### Extracted records

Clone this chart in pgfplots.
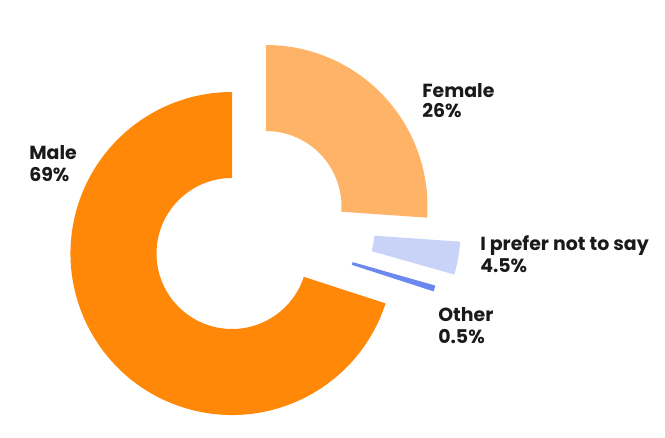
\documentclass[border=0pt]{standalone}
\usepackage{pgfplots}
\pgfplotsset{compat=1.18}
\usepackage{pgfplotstable}
\usepackage{fontspec}
\setmainfont{Poppins}
\definecolor{male}{HTML}{FF8808}
\definecolor{female}{HTML}{FFB366}
\definecolor{prefer}{HTML}{C9D3F8}
\definecolor{other}{HTML}{6B88EE}
\definecolor{txt}{HTML}{1A1A1A}

% drawn share of each slice (percent) and the explode offset (px)
\pgfplotstableread{
name value dx dy
Female 26.1 34 47
Prefer 3.3 67 23
Other 0.6 48 12
Male 70.0 0 0
}\slices

\begin{document}
\begin{tikzpicture}
\def\cx{232}\def\cy{183.5}
\def\Rp{121.125pt}\def\rp{56.625pt}\def\wp{64.5pt}
% angles
\pgfplotstablegetelem{0}{value}\of\slices \pgfmathsetmacro\sF{90}\pgfmathsetmacro\eF{90-3.6*\pgfplotsretval}
\pgfplotstablegetelem{1}{value}\of\slices \pgfmathsetmacro\sP{\eF}\pgfmathsetmacro\eP{\eF-3.6*\pgfplotsretval}
\pgfplotstablegetelem{2}{value}\of\slices \pgfmathsetmacro\sO{\eP}\pgfmathsetmacro\eO{\eP-3.6*\pgfplotsretval}
\pgfplotstablegetelem{3}{value}\of\slices \pgfmathsetmacro\sM{\eO}\pgfmathsetmacro\eM{\eO-3.6*\pgfplotsretval}
% centres
\pgfplotstablegetelem{0}{dx}\of\slices \pgfmathsetmacro\xF{\cx+\pgfplotsretval}
\pgfplotstablegetelem{0}{dy}\of\slices \pgfmathsetmacro\yF{\cy+\pgfplotsretval}
\pgfplotstablegetelem{1}{dx}\of\slices \pgfmathsetmacro\xP{\cx+\pgfplotsretval}
\pgfplotstablegetelem{1}{dy}\of\slices \pgfmathsetmacro\yP{\cy+\pgfplotsretval}
\pgfplotstablegetelem{2}{dx}\of\slices \pgfmathsetmacro\xO{\cx+\pgfplotsretval}
\pgfplotstablegetelem{2}{dy}\of\slices \pgfmathsetmacro\yO{\cy+\pgfplotsretval}
\pgfplotstablegetelem{3}{dx}\of\slices \pgfmathsetmacro\xM{\cx+\pgfplotsretval}
\pgfplotstablegetelem{3}{dy}\of\slices \pgfmathsetmacro\yM{\cy+\pgfplotsretval}
\begin{axis}[
  x=0.75pt, y=0.75pt,
  xmin=0, xmax=665, ymin=0, ymax=437,
  hide axis, clip=false,
]
\path (axis cs:0,0) rectangle (axis cs:665,437);
\fill[male] (axis cs:\xM,\yM) ++(\sM:\Rp) arc[start angle=\sM, end angle=\eM, radius=\Rp] -- ++(\eM+180:\wp) arc[start angle=\eM, end angle=\sM, radius=\rp] -- cycle;
\fill[female] (axis cs:\xF,\yF) ++(\sF:\Rp) arc[start angle=\sF, end angle=\eF, radius=\Rp] -- ++(\eF+180:\wp) arc[start angle=\eF, end angle=\sF, radius=\rp] -- cycle;
\fill[prefer] (axis cs:\xP,\yP) ++(\sP:\Rp) arc[start angle=\sP, end angle=\eP, radius=\Rp] -- ++(\eP+180:\wp) arc[start angle=\eP, end angle=\sP, radius=\rp] -- cycle;
\fill[other] (axis cs:\xO,\yO) ++(\sO:\Rp) arc[start angle=\sO, end angle=\eO, radius=\Rp] -- ++(\eO+180:\wp) arc[start angle=\eO, end angle=\sO, radius=\rp] -- cycle;

\begin{scope}[every node/.style={anchor=base west, inner sep=0pt, text=txt, font=\fontsize{14.2}{16}\selectfont\bfseries}]
\node at (axis cs:422,339.3) {Female};
\node at (axis cs:422,319.3) {26\%};
\node at (axis cs:29,278) {Male};
\node at (axis cs:29,255.3) {69\%};
\node at (axis cs:480,186.3) {I prefer not to say};
\node at (axis cs:480,164.3) {4.5\%};
\node at (axis cs:438,115.3) {Other};
\node at (axis cs:438,94) {0.5\%};
\end{scope}
\end{axis}
\end{tikzpicture}
\end{document}
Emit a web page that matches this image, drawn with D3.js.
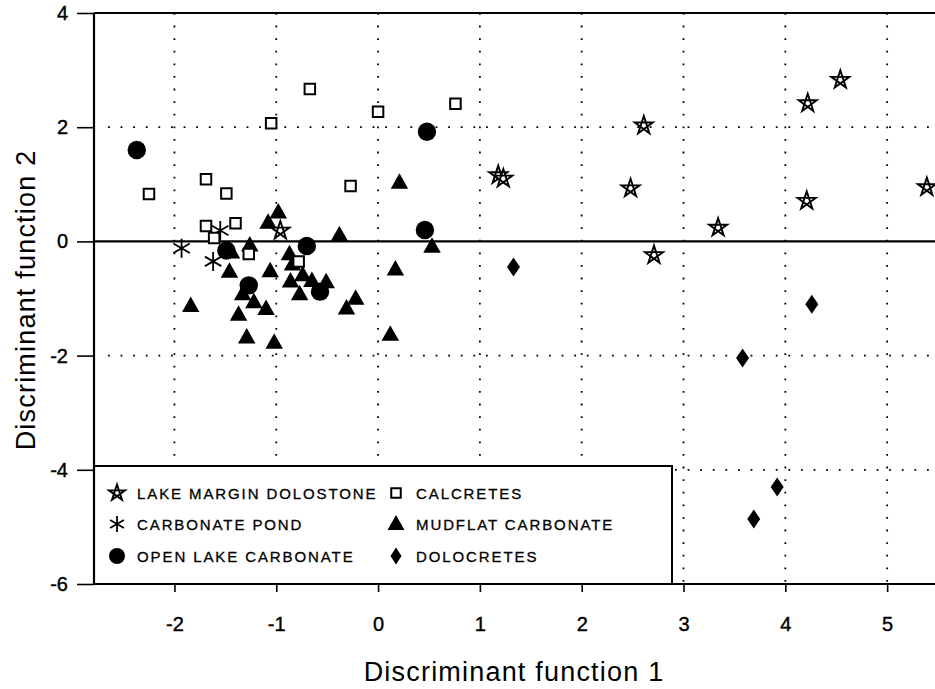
<!DOCTYPE html>
<html><head><meta charset="utf-8">
<script src="https://cdn.jsdelivr.net/npm/d3@7"></script>
<style>
body{margin:0;background:#fff}
svg{display:block}
text{font-family:"Liberation Sans",Arial,Helvetica,sans-serif;fill:#000}
</style>
</head><body>
<svg id="c" width="935" height="689"></svg>
<script>
// ---- data ----
const lakeMarginDolostone = [[4.54,2.83],[4.22,2.42],[2.61,2.03],[1.18,1.16],[1.23,1.10],[2.48,0.93],[4.21,0.71],[5.39,0.95],[3.34,0.24],[2.71,-0.24],[-0.96,0.19]];
const carbonatePond = [[-1.93,-0.12],[-1.62,-0.35],[-1.55,0.19]];
const openLakeCarbonate = [[-2.37,1.60],[0.48,1.92],[0.46,0.20],[-1.49,-0.16],[-1.27,-0.77],[-0.70,-0.08],[-0.57,-0.88]];
const calcretes = [[-2.25,0.83],[-0.67,2.67],[-1.05,2.07],[0.00,2.27],[0.76,2.41],[-1.69,1.09],[-1.49,0.84],[-0.27,0.97],[-1.40,0.32],[-1.69,0.27],[-1.61,0.06],[-1.27,-0.22],[-0.78,-0.35]];
const mudflatCarbonate = [[0.21,1.03],[-0.98,0.51],[-1.08,0.33],[-0.38,0.11],[0.53,-0.09],[0.17,-0.49],[0.12,-1.63],[-1.26,-0.07],[-1.44,-0.19],[-1.46,-0.53],[-1.06,-0.52],[-1.33,-0.92],[-1.22,-1.06],[-1.10,-1.18],[-1.37,-1.28],[-1.29,-1.68],[-1.02,-1.77],[-1.84,-1.13],[-0.87,-0.22],[-0.84,-0.40],[-0.74,-0.59],[-0.86,-0.70],[-0.77,-0.92],[-0.65,-0.69],[-0.51,-0.71],[-0.22,-1.00],[-0.31,-1.17]];
const dolocretes = [[1.33,-0.45],[4.26,-1.10],[3.58,-2.04],[3.92,-4.30],[3.69,-4.86]];

const xTickValues = [-2,-1,0,1,2,3,4,5];
const yTickValues = [-6,-4,-2,0,2,4];
const xGridValues = [-2,-1,0,1,2,3,4,5];
const yGridValues = [2,-2,-4];
const xTitle = "Discriminant function 1";
const yTitle = "Discriminant function 2";
const legendLabels = ["LAKE MARGIN DOLOSTONE","CARBONATE POND","OPEN LAKE CARBONATE","CALCRETES","MUDFLAT CARBONATE","DOLOCRETES"];

// ---- layout ----
const W = 935, H = 689;
const x = d3.scaleLinear().domain([-2.79, 5.47]).range([94, 935]);
const y = d3.scaleLinear().domain([-6, 4]).range([584, 13]);
const svg = d3.select('#c');

// ---- symbol paths ----
function starPath(r){
  const p = d3.range(5).map(k=>{const a=(-90+k*144)*Math.PI/180;return [r*Math.cos(a), r*Math.sin(a)];});
  return 'M'+p.map(q=>q[0].toFixed(2)+','+q[1].toFixed(2)).join('L')+'Z';
}
function asteriskPath(r){
  let s='M0,'+(-r)+'L0,'+r;
  [30,150].forEach(d=>{const a=d*Math.PI/180;const cx=r*Math.cos(a),cy=r*Math.sin(a);s+='M'+(-cx)+','+(-cy)+'L'+cx+','+cy;});
  return s;
}
function trianglePath(w,h){return `M0,${-h*0.6}L${w/2},${h*0.4}L${-w/2},${h*0.4}Z`;}
function diamondPath(w,h){return `M0,${-h/2}L${w/2},0L0,${h/2}L${-w/2},0Z`;}
function squarePath(s){return `M${-s/2},${-s/2}h${s}v${s}h${-s}Z`;}

const styles = {
  star:{d:starPath(9.5), fill:'#fff', stroke:'#000', sw:1.9},
  ast:{d:asteriskPath(9.5), fill:'none', stroke:'#000', sw:1.8},
  circle:{d:d3.symbol(d3.symbolCircle, Math.PI*85)(), fill:'#000', stroke:'none', sw:0},
  square:{d:squarePath(10.5), fill:'#fff', stroke:'#000', sw:2},
  tri:{d:trianglePath(17.5,15.5), fill:'#000', stroke:'none', sw:0},
  dia:{d:diamondPath(13,19), fill:'#000', stroke:'none', sw:0}
};

// ---- grid ----
const grid = svg.append('g').attr('stroke','#000').attr('stroke-width',1.8).attr('stroke-dasharray','1.8,10.8');
xGridValues.forEach(v=>grid.append('line').attr('x1',x(v)).attr('x2',x(v)).attr('y1',y(4)).attr('y2',y(-6)));
yGridValues.forEach(v=>grid.append('line').attr('x1',x.range()[0]+14).attr('x2',W).attr('y1',y(v)).attr('y2',y(v)));
svg.append('line').attr('x1',x.range()[0]).attr('x2',W).attr('y1',y(0)).attr('y2',y(0)).attr('stroke','#000').attr('stroke-width',2.2);

// ---- legend box ----
const lg = svg.append('g');
lg.append('rect').attr('x',x.range()[0]).attr('y',466).attr('width',578).attr('height',y(-6)-466)
  .attr('fill','#fff').attr('stroke','#000').attr('stroke-width',2);
const legendSym = [['star',117,493],['ast',117,524],['circle',117,556],['square',396,493],['tri',396,524],['dia',396,556]];
const legendSt = {
  star:starPath(8.5), ast:asteriskPath(8), circle:d3.symbol(d3.symbolCircle, Math.PI*64)(),
  square:squarePath(9.5), tri:trianglePath(17,15), dia:diamondPath(11,17)
};
legendSym.forEach((s,i)=>{
  const st = styles[s[0]];
  lg.append('path').attr('d',legendSt[s[0]]).attr('transform',`translate(${s[1]},${s[2]})`)
    .attr('fill',st.fill).attr('stroke',st.stroke).attr('stroke-width',st.sw);
  lg.append('text').attr('x',s[1]+20).attr('y',s[2]+5.5).attr('font-size',15).attr('letter-spacing',1.9)
    .attr('stroke','#000').attr('stroke-width',0.3)
    .text(legendLabels[i]);
});

// ---- axes ----
const xMinor = d3.range(-13, 28).filter(i=>i%5!==0).map(i=>i/5);
const yMinor = d3.range(-12, 9).filter(i=>i%4!==0).map(i=>i/2);
const gx = svg.append('g').attr('transform',`translate(0,${y(-6)})`);
gx.call(d3.axisBottom(x).tickValues(xMinor).tickSize(4).tickFormat(''));
gx.call(d3.axisBottom(x).tickValues(xTickValues).tickSize(8).tickPadding(25).tickFormat(d=>String(d)));
gx.selectAll('.domain').remove();
gx.selectAll('line').attr('stroke-width',1.6);
gx.selectAll('text').attr('font-size',20).attr('font-family','"Liberation Sans",Arial,sans-serif').attr('stroke','#000').attr('stroke-width',0.4);

const gy = svg.append('g').attr('transform',`translate(${x.range()[0]},0)`);
gy.call(d3.axisLeft(y).tickValues(yMinor).tickSize(8).tickFormat(''));
gy.call(d3.axisLeft(y).tickValues(yTickValues).tickSize(17).tickPadding(9).tickFormat(d=>String(d)));
gy.selectAll('.domain').remove();
gy.selectAll('line').attr('stroke-width',1.6);
gy.selectAll('text').attr('font-size',20).attr('font-family','"Liberation Sans",Arial,sans-serif').attr('stroke','#000').attr('stroke-width',0.4);

// frame lines
const fr = svg.append('g').attr('stroke','#000').attr('stroke-width',2.2);
fr.append('line').attr('x1',x.range()[0]).attr('x2',x.range()[0]).attr('y1',y(4)).attr('y2',y(-6));
fr.append('line').attr('x1',x.range()[0]).attr('x2',W).attr('y1',y(-6)).attr('y2',y(-6));
fr.append('line').attr('x1',x.range()[0]).attr('x2',W).attr('y1',y(4)).attr('y2',y(4));

// ---- points ----
function plot(data, key){
  const st = styles[key];
  svg.append('g').selectAll('path').data(data).join('path')
    .attr('d',st.d).attr('transform',d=>`translate(${x(d[0])},${y(d[1])})`)
    .attr('fill',st.fill).attr('stroke',st.stroke).attr('stroke-width',st.sw);
}
plot(mudflatCarbonate,'tri');
plot(openLakeCarbonate,'circle');
plot(dolocretes,'dia');
plot(carbonatePond,'ast');
plot(lakeMarginDolostone,'star');
plot(calcretes,'square');

// ---- titles ----
svg.append('text').attr('x',514).attr('y',681).attr('text-anchor','middle').attr('font-size',27).attr('letter-spacing',1.2).text(xTitle);
svg.append('text').attr('transform','translate(35,300) rotate(-90)').attr('text-anchor','middle').attr('font-size',27).attr('letter-spacing',1.2).text(yTitle);
</script>
</body></html>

### Stated goal
Without the pictures, give again only the lines beginning at the line that contains "Emit a web page" and stopping after the line that contains "const svg = d3.select('#c');", exactly as written.

### Final answer
Emit a web page that matches this image, drawn with D3.js.
<!DOCTYPE html>
<html><head><meta charset="utf-8">
<script src="https://cdn.jsdelivr.net/npm/d3@7"></script>
<style>
body{margin:0;background:#fff}
svg{display:block}
text{font-family:"Liberation Sans",Arial,Helvetica,sans-serif;fill:#000}
</style>
</head><body>
<svg id="c" width="935" height="689"></svg>
<script>
// ---- data ----
const lakeMarginDolostone = [[4.54,2.83],[4.22,2.42],[2.61,2.03],[1.18,1.16],[1.23,1.10],[2.48,0.93],[4.21,0.71],[5.39,0.95],[3.34,0.24],[2.71,-0.24],[-0.96,0.19]];
const carbonatePond = [[-1.93,-0.12],[-1.62,-0.35],[-1.55,0.19]];
const openLakeCarbonate = [[-2.37,1.60],[0.48,1.92],[0.46,0.20],[-1.49,-0.16],[-1.27,-0.77],[-0.70,-0.08],[-0.57,-0.88]];
const calcretes = [[-2.25,0.83],[-0.67,2.67],[-1.05,2.07],[0.00,2.27],[0.76,2.41],[-1.69,1.09],[-1.49,0.84],[-0.27,0.97],[-1.40,0.32],[-1.69,0.27],[-1.61,0.06],[-1.27,-0.22],[-0.78,-0.35]];
const mudflatCarbonate = [[0.21,1.03],[-0.98,0.51],[-1.08,0.33],[-0.38,0.11],[0.53,-0.09],[0.17,-0.49],[0.12,-1.63],[-1.26,-0.07],[-1.44,-0.19],[-1.46,-0.53],[-1.06,-0.52],[-1.33,-0.92],[-1.22,-1.06],[-1.10,-1.18],[-1.37,-1.28],[-1.29,-1.68],[-1.02,-1.77],[-1.84,-1.13],[-0.87,-0.22],[-0.84,-0.40],[-0.74,-0.59],[-0.86,-0.70],[-0.77,-0.92],[-0.65,-0.69],[-0.51,-0.71],[-0.22,-1.00],[-0.31,-1.17]];
const dolocretes = [[1.33,-0.45],[4.26,-1.10],[3.58,-2.04],[3.92,-4.30],[3.69,-4.86]];

const xTickValues = [-2,-1,0,1,2,3,4,5];
const yTickValues = [-6,-4,-2,0,2,4];
const xGridValues = [-2,-1,0,1,2,3,4,5];
const yGridValues = [2,-2,-4];
const xTitle = "Discriminant function 1";
const yTitle = "Discriminant function 2";
const legendLabels = ["LAKE MARGIN DOLOSTONE","CARBONATE POND","OPEN LAKE CARBONATE","CALCRETES","MUDFLAT CARBONATE","DOLOCRETES"];

// ---- layout ----
const W = 935, H = 689;
const x = d3.scaleLinear().domain([-2.79, 5.47]).range([94, 935]);
const y = d3.scaleLinear().domain([-6, 4]).range([584, 13]);
const svg = d3.select('#c');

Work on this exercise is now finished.